Changes to the LCBO and Beer Store come as no surprise, as providing greater access to libations has been an important part of Premier Doug Ford’s platform.
The province says it’s further modernizing alcohol sales by letting The Beer Store, the LCBO and other authorized retailers such as grocery stores and agency stores sell alcohol from 9:00 a.m. to 11:00 p.m., seven days a week.
The province says it’s also developing a plan to expand the sale of beer and wine to corner stores, grocery stores and big-box stores, adding that it’s inviting consumers, businesses and others to have their say on the rules for selling beer, cider, wine and spirits through a comprehensive review.
These changes following the province’s implementation of its buck-a-beer plan.
The province says it’s proposing significant tax cuts for low-income workers.

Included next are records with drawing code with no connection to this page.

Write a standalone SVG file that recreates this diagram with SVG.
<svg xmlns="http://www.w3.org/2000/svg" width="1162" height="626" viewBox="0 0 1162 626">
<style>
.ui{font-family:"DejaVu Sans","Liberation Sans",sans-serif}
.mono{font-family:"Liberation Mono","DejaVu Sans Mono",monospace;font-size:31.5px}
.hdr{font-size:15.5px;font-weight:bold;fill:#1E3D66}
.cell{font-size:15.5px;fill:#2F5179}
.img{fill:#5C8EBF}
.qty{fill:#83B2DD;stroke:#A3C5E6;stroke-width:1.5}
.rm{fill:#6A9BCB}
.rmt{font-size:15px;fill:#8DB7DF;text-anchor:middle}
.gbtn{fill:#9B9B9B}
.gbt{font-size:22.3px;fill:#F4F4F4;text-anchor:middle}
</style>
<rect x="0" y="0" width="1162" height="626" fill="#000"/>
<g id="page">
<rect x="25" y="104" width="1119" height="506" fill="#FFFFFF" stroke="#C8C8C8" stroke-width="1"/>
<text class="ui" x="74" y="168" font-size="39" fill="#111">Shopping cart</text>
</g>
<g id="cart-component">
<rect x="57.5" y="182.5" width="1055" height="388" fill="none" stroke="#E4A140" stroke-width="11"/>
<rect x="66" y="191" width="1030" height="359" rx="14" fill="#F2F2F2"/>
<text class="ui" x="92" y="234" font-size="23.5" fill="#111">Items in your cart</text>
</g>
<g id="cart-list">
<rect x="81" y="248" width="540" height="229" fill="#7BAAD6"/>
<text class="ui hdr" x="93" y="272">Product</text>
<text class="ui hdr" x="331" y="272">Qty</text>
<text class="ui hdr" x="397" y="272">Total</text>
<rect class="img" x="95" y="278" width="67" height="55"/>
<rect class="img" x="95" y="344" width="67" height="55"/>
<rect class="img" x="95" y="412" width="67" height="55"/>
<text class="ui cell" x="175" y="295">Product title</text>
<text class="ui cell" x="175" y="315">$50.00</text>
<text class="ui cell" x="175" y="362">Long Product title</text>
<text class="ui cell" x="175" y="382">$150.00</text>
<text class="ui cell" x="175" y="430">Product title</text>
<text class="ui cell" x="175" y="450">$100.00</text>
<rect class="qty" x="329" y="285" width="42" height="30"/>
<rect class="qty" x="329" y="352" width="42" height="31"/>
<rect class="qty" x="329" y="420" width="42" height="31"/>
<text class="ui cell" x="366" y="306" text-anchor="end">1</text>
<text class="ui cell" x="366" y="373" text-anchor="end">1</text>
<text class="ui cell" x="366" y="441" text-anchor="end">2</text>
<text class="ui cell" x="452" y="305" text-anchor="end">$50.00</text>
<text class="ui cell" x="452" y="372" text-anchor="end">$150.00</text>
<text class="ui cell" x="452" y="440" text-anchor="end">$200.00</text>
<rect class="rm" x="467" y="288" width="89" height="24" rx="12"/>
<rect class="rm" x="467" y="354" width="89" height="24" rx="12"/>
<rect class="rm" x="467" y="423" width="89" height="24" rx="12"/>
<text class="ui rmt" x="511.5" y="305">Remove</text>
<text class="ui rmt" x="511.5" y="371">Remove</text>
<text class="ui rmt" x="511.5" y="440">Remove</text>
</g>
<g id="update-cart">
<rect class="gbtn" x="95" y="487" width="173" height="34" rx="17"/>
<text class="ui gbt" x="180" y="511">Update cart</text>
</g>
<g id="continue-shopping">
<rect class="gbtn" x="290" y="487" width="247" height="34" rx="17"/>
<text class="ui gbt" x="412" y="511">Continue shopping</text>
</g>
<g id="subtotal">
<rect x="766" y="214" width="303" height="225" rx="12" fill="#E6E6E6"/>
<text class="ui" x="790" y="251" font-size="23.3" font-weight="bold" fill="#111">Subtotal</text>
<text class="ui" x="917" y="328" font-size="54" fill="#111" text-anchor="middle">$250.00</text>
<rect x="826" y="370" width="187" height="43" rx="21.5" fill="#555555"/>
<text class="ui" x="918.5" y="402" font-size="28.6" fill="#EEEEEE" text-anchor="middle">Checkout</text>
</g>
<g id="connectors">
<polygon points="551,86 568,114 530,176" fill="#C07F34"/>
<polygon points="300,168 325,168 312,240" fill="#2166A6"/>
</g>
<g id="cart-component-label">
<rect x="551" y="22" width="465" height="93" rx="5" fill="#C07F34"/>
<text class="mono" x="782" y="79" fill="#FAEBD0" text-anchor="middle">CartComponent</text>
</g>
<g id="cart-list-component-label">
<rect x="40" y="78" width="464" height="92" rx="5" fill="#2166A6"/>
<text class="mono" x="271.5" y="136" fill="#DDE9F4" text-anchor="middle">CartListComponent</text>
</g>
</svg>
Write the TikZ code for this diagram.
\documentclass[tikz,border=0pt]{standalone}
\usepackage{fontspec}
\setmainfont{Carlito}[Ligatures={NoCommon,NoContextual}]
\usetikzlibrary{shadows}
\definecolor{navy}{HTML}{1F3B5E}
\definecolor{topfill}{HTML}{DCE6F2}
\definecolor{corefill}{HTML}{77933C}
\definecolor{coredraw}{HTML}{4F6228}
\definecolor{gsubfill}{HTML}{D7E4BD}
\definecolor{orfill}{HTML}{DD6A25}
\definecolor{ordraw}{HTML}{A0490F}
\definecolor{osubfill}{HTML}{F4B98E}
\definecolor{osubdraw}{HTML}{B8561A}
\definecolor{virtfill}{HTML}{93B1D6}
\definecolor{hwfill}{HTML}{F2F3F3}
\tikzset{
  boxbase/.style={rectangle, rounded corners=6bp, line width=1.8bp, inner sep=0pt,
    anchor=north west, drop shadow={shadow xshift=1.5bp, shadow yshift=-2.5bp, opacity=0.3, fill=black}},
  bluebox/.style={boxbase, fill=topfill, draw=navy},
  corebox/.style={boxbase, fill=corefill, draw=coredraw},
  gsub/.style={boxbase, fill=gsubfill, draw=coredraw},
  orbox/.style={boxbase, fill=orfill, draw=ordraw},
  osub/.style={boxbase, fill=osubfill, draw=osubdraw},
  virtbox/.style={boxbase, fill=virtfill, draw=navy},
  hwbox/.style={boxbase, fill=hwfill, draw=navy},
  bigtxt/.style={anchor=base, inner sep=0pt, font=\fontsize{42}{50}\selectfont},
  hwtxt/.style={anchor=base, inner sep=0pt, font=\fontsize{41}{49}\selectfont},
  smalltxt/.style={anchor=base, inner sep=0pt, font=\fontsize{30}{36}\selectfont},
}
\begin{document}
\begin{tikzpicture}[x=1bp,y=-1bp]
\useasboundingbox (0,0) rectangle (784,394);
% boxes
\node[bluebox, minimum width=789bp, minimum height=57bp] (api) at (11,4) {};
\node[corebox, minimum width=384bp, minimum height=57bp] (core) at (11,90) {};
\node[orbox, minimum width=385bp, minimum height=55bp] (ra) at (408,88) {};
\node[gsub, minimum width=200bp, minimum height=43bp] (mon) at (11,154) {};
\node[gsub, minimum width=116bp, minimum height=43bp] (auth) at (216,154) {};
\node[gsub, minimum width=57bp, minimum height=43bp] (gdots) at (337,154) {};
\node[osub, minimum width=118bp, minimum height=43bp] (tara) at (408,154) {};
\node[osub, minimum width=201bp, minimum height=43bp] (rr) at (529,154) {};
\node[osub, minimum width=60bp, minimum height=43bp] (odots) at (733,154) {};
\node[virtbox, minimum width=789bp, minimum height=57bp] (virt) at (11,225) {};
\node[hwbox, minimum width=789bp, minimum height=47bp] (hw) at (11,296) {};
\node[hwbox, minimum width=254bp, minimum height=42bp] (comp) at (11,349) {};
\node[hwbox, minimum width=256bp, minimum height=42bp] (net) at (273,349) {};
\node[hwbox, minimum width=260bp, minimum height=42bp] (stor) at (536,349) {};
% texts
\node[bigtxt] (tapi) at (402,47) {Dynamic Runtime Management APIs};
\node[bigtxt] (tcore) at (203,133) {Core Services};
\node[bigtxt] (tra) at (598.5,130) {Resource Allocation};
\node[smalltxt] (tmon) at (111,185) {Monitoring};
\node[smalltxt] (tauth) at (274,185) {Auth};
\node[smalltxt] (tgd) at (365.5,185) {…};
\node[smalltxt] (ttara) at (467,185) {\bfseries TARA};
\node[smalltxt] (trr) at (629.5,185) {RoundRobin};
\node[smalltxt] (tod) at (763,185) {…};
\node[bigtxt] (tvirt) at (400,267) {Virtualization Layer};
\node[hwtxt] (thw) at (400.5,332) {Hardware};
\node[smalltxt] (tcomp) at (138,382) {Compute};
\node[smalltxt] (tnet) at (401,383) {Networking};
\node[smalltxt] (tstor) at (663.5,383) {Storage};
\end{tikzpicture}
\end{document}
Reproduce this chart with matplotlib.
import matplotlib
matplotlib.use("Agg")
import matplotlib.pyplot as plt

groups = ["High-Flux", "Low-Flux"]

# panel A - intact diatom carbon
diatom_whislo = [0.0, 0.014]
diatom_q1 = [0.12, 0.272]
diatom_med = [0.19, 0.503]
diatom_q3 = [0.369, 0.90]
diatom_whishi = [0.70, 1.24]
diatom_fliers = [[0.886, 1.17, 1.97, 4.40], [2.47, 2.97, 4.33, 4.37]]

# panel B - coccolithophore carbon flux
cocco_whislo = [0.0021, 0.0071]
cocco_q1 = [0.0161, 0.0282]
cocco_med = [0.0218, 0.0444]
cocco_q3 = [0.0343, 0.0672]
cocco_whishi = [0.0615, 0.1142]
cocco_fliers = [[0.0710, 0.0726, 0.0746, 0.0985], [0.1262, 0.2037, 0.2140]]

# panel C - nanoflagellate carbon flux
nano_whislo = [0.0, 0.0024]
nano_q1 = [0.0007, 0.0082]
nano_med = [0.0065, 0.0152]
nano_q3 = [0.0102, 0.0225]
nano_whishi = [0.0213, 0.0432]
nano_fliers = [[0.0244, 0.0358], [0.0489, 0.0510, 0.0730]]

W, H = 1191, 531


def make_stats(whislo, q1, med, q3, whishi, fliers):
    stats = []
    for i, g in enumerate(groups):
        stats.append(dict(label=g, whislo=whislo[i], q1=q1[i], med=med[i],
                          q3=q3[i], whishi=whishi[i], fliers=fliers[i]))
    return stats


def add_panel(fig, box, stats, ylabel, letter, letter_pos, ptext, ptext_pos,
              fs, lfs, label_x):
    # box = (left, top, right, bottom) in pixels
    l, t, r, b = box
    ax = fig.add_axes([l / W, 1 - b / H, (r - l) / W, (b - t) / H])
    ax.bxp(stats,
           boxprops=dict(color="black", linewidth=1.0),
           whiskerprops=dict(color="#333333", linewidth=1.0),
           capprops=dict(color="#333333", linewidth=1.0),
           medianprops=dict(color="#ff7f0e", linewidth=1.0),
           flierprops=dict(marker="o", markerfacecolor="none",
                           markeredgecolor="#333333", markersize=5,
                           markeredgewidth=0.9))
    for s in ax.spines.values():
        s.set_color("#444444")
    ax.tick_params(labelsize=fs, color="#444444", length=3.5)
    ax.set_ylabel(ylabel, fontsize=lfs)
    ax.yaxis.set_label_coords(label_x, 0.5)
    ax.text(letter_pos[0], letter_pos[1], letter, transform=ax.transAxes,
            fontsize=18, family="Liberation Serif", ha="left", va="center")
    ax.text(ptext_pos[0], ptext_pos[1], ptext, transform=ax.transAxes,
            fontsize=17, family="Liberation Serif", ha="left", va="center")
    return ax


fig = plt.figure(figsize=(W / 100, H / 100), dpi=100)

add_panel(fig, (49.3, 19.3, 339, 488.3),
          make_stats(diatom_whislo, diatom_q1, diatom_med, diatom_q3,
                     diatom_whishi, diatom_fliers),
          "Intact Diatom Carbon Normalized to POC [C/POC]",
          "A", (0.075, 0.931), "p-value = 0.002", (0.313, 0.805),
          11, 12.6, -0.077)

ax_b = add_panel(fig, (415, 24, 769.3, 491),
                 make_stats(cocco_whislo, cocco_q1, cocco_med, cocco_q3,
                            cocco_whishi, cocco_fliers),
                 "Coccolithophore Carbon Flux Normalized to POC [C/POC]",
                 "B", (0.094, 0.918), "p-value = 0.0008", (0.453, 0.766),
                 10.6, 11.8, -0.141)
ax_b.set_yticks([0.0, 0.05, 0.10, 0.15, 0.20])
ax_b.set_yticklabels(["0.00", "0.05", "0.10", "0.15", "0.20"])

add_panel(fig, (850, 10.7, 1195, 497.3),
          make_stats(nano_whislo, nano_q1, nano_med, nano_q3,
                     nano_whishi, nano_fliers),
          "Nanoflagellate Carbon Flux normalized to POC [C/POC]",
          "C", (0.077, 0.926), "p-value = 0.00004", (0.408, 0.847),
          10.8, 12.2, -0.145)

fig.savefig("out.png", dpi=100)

Should the legislation pass, the province says the vast majority of low-income workers would pay no Ontario Personal Income Tax at all. It would provide low-income and minimum wage workers up to $850 in Ontario Personal Income Tax relief and couples up to $1,700.
The province says this will benefit 1.1 million people.
The government also reiterated its plan to freeze minimum wage at $14 an hour and repeal much of the Fair Workplaces, Better Jobs Act.
The province has also announced plans to peel back rent control for some tenants.
“To make rent more affordable and promote housing development, the government proposes to keep its promise to preserve rent control for existing tenants, [but] encourage developers to build more rental housing by exempting new rental units from rent control,” the province said in the fall statement.
That means that new rental units will not be subject to rent control, but tenants who live in older units that currently abide by rent control legislation will still be protected from higher-than-expected increases.
Tenants in newer units, on the other hand, could face steeper rent increases going forward.
The government also says it plans to cancel the “expensive and ineffective” Development Charges Rebate Program, something it says will create savings of approximately $100 million over four years.